Copy all of the material word for word, except for the pictures.

>> BEGIN Information provided

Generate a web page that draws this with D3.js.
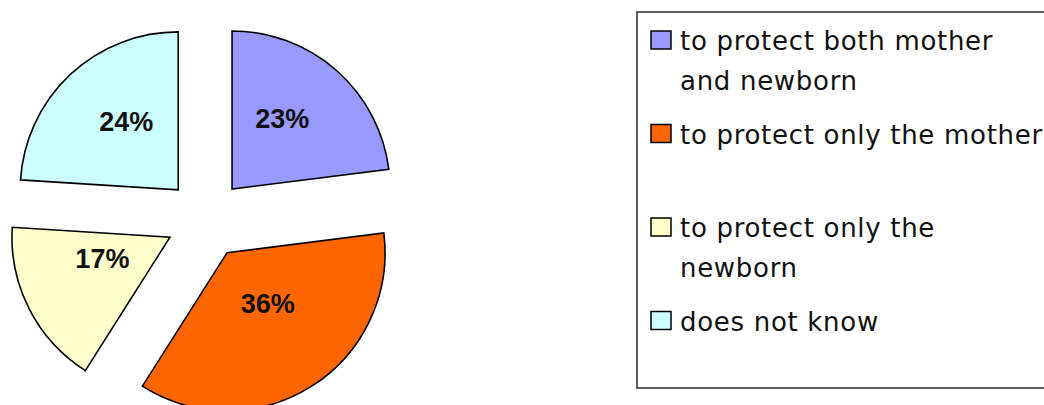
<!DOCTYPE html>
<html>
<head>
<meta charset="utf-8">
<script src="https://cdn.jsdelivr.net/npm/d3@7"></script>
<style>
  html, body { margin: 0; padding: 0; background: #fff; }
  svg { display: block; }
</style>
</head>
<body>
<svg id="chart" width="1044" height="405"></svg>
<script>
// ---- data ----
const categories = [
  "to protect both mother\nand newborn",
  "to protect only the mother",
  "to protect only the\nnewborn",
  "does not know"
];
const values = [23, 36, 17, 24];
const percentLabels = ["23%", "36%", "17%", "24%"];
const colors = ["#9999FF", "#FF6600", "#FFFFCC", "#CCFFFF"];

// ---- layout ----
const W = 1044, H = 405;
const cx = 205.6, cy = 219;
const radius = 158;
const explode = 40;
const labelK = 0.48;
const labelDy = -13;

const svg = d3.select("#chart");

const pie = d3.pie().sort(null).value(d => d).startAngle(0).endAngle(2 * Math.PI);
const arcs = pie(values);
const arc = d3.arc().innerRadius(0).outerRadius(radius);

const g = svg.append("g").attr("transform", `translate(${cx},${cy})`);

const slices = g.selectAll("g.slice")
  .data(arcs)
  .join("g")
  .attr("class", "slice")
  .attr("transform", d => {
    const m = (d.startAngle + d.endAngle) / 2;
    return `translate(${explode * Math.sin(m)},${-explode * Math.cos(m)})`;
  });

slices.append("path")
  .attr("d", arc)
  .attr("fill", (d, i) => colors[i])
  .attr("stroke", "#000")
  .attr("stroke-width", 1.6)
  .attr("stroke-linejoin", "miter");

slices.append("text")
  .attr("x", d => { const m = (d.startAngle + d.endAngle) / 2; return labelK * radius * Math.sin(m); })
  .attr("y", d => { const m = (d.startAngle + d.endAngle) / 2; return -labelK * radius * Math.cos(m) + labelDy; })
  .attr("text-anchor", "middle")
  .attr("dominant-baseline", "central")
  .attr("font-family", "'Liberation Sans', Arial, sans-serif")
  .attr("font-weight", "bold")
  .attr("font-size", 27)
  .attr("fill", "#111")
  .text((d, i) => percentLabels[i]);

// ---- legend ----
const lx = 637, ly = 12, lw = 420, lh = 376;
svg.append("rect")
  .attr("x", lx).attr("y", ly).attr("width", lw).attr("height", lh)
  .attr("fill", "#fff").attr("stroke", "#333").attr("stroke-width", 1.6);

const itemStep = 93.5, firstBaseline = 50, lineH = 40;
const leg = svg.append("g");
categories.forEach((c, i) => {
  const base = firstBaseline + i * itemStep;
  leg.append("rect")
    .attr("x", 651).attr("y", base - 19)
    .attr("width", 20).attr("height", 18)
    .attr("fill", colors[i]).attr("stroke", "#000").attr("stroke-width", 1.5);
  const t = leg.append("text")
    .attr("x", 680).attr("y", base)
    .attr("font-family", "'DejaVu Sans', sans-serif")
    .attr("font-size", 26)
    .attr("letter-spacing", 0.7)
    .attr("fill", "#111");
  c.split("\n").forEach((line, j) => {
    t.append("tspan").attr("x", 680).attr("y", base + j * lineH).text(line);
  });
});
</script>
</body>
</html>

>> END Information provided

● Correct answer:
Generate a web page that draws this with D3.js.
<!DOCTYPE html>
<html>
<head>
<meta charset="utf-8">
<script src="https://cdn.jsdelivr.net/npm/d3@7"></script>
<style>
  html, body { margin: 0; padding: 0; background: #fff; }
  svg { display: block; }
</style>
</head>
<body>
<svg id="chart" width="1044" height="405"></svg>
<script>
// ---- data ----
const categories = [
  "to protect both mother\nand newborn",
  "to protect only the mother",
  "to protect only the\nnewborn",
  "does not know"
];
const values = [23, 36, 17, 24];
const percentLabels = ["23%", "36%", "17%", "24%"];
const colors = ["#9999FF", "#FF6600", "#FFFFCC", "#CCFFFF"];

// ---- layout ----
const W = 1044, H = 405;
const cx = 205.6, cy = 219;
const radius = 158;
const explode = 40;
const labelK = 0.48;
const labelDy = -13;

const svg = d3.select("#chart");

const pie = d3.pie().sort(null).value(d => d).startAngle(0).endAngle(2 * Math.PI);
const arcs = pie(values);
const arc = d3.arc().innerRadius(0).outerRadius(radius);

const g = svg.append("g").attr("transform", `translate(${cx},${cy})`);

const slices = g.selectAll("g.slice")
  .data(arcs)
  .join("g")
  .attr("class", "slice")
  .attr("transform", d => {
    const m = (d.startAngle + d.endAngle) / 2;
    return `translate(${explode * Math.sin(m)},${-explode * Math.cos(m)})`;
  });

slices.append("path")
  .attr("d", arc)
  .attr("fill", (d, i) => colors[i])
  .attr("stroke", "#000")
  .attr("stroke-width", 1.6)
  .attr("stroke-linejoin", "miter");

slices.append("text")
  .attr("x", d => { const m = (d.startAngle + d.endAngle) / 2; return labelK * radius * Math.sin(m); })
  .attr("y", d => { const m = (d.startAngle + d.endAngle) / 2; return -labelK * radius * Math.cos(m) + labelDy; })
  .attr("text-anchor", "middle")
  .attr("dominant-baseline", "central")
  .attr("font-family", "'Liberation Sans', Arial, sans-serif")
  .attr("font-weight", "bold")
  .attr("font-size", 27)
  .attr("fill", "#111")
  .text((d, i) => percentLabels[i]);

// ---- legend ----
const lx = 637, ly = 12, lw = 420, lh = 376;
svg.append("rect")
  .attr("x", lx).attr("y", ly).attr("width", lw).attr("height", lh)
  .attr("fill", "#fff").attr("stroke", "#333").attr("stroke-width", 1.6);

const itemStep = 93.5, firstBaseline = 50, lineH = 40;
const leg = svg.append("g");
categories.forEach((c, i) => {
  const base = firstBaseline + i * itemStep;
  leg.append("rect")
    .attr("x", 651).attr("y", base - 19)
    .attr("width", 20).attr("height", 18)
    .attr("fill", colors[i]).attr("stroke", "#000").attr("stroke-width", 1.5);
  const t = leg.append("text")
    .attr("x", 680).attr("y", base)
    .attr("font-family", "'DejaVu Sans', sans-serif")
    .attr("font-size", 26)
    .attr("letter-spacing", 0.7)
    .attr("fill", "#111");
  c.split("\n").forEach((line, j) => {
    t.append("tspan").attr("x", 680).attr("y", base + j * lineH).text(line);
  });
});
</script>
</body>
</html>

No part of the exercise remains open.